Tenay juggled his full-time job and his full-time passion for almost two years, flying back-and-forth between Las Vegas and the various WCW pay-per-view sites until the toll of living two lives became too much.
He still wracks up the frequent-flier miles, as his 98 flights and 107,000 miles since January would attest. He generally leaves Las Vegas on Saturday for the pay-per-view site, where he stays through Monday night. On Tuesday morning, he boards a plane for Atlanta, where he performs his voice-overs, then takes a plane that evening bound for Las Vegas.
It's tiring, he says, but it beats the drudgery of a 9 to 5, or, in Tenay's case, a 4 to midnight. He resigned his job at the Gold Coast in May 1996.
"I was under contract (to WCW), and I could feel it was going well. I got positive vibrations from people there, and I felt I had some kind of a future doing it," he says, explaining his decision to quit.
He was rewarded that August, when he received an offer from WCW Executive Vice President Eric Bischoff to join the "Monday Nitro" team.
"I said, 'I'll be there this Monday.' Scary, huh? The expression 'right place, right time' could not apply any better, from the standpoint of having all the international wrestling to Eric Bischoff being in charge.

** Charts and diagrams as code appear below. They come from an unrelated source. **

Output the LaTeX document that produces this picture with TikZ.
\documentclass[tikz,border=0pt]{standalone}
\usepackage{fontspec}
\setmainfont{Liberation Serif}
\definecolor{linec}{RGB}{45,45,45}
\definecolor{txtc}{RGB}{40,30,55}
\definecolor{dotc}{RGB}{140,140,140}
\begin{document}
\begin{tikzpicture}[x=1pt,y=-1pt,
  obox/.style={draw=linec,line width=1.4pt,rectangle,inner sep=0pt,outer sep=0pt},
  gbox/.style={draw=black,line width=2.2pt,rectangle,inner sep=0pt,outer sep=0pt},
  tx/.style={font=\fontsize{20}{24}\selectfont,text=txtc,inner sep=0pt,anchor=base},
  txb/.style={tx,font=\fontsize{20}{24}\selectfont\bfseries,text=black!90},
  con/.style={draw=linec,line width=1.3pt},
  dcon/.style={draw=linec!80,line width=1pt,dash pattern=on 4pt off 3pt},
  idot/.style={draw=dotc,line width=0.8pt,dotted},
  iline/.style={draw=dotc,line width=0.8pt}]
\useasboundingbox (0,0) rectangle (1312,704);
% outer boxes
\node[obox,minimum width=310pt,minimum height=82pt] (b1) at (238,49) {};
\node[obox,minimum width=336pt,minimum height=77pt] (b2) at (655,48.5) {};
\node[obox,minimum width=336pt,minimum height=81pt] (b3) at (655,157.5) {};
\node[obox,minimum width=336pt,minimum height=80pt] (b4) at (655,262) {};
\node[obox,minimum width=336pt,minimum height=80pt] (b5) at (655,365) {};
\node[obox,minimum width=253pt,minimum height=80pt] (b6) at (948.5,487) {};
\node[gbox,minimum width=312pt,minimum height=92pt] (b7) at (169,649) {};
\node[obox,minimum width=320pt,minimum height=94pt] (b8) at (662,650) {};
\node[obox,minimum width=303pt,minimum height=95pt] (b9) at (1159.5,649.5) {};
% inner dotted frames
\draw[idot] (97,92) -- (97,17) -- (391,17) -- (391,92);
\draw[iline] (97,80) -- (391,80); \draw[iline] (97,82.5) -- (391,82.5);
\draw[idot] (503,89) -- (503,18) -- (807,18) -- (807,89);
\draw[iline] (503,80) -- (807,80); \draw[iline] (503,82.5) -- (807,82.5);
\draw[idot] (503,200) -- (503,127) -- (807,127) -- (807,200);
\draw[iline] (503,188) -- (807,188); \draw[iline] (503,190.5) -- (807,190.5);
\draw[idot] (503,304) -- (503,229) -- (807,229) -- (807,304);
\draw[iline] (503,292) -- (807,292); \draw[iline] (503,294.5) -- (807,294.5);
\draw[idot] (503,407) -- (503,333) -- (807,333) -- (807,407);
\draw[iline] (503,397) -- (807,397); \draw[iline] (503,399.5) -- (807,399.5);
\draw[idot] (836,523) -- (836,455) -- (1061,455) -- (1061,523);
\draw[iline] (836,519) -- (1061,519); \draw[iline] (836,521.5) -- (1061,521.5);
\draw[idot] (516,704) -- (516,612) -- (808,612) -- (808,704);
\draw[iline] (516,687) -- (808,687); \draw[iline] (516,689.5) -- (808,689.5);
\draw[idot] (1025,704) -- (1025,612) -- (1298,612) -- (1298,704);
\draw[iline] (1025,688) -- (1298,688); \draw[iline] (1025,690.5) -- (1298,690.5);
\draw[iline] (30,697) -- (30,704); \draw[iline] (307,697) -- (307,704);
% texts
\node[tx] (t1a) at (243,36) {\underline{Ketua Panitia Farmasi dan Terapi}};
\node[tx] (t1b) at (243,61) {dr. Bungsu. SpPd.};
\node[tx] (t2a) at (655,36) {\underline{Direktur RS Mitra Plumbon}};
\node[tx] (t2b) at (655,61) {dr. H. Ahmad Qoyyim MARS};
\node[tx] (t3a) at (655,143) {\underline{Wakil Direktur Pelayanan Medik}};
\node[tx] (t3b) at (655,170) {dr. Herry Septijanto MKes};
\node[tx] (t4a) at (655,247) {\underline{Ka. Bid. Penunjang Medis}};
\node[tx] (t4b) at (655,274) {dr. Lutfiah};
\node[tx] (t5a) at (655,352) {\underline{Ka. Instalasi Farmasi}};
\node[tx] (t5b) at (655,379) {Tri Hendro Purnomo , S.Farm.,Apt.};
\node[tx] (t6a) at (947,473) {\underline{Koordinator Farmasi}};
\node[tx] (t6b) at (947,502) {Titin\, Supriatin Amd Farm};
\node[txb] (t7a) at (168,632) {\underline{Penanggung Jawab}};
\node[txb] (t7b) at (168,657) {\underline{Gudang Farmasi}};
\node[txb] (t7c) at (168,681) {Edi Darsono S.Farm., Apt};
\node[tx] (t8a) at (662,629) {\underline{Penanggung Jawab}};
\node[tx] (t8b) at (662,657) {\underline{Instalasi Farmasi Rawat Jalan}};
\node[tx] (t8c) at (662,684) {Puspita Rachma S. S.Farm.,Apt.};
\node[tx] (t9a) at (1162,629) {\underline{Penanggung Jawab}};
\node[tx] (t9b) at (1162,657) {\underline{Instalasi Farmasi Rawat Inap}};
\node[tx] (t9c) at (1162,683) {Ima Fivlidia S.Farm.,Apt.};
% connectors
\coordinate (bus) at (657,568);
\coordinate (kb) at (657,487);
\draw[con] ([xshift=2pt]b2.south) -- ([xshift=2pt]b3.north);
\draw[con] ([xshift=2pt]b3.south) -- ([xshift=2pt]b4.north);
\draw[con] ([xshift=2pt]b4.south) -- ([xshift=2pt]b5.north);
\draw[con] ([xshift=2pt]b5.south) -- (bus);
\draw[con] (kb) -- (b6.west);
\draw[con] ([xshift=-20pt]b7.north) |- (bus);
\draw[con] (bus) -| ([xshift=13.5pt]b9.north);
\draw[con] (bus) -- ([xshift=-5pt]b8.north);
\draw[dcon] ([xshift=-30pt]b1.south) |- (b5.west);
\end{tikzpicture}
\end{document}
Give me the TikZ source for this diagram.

I don't think another person would have hired me, not having any broadcast experience or television training. He went out on a limb."
And while Tenay didn't think twice about accepting the offer, he did ponder the ramifications.
"I thought, 'Boy, is my life going to change,' and boy has it. It was a great opportunity, and I wouldn't have considered anything but giving it a shot in the long-term or the short-term. How often do you get a call from someone asking you to come on the highest-rated wrestling show on cable (as well as the highest-rated show on cable)? You go for it."
You go for it, that is, if you're home to take the call. Tenay wasn't. He found out from his wife that Bischoff had left a message.
"I was stopping off to make a bet and called him from a pay phone. I didn't know what the call was about, but in the back of my mind was this, 'Hmm, this could be a big call.'"
Tenay didn't say if he won the bet, but he sure hit the jackpot.
"It's the biggest break of my life," he says. "The thing that makes me appreciate it is, I never asked or spent a lot of time worrying about getting a TV job. It just sort of fell into place."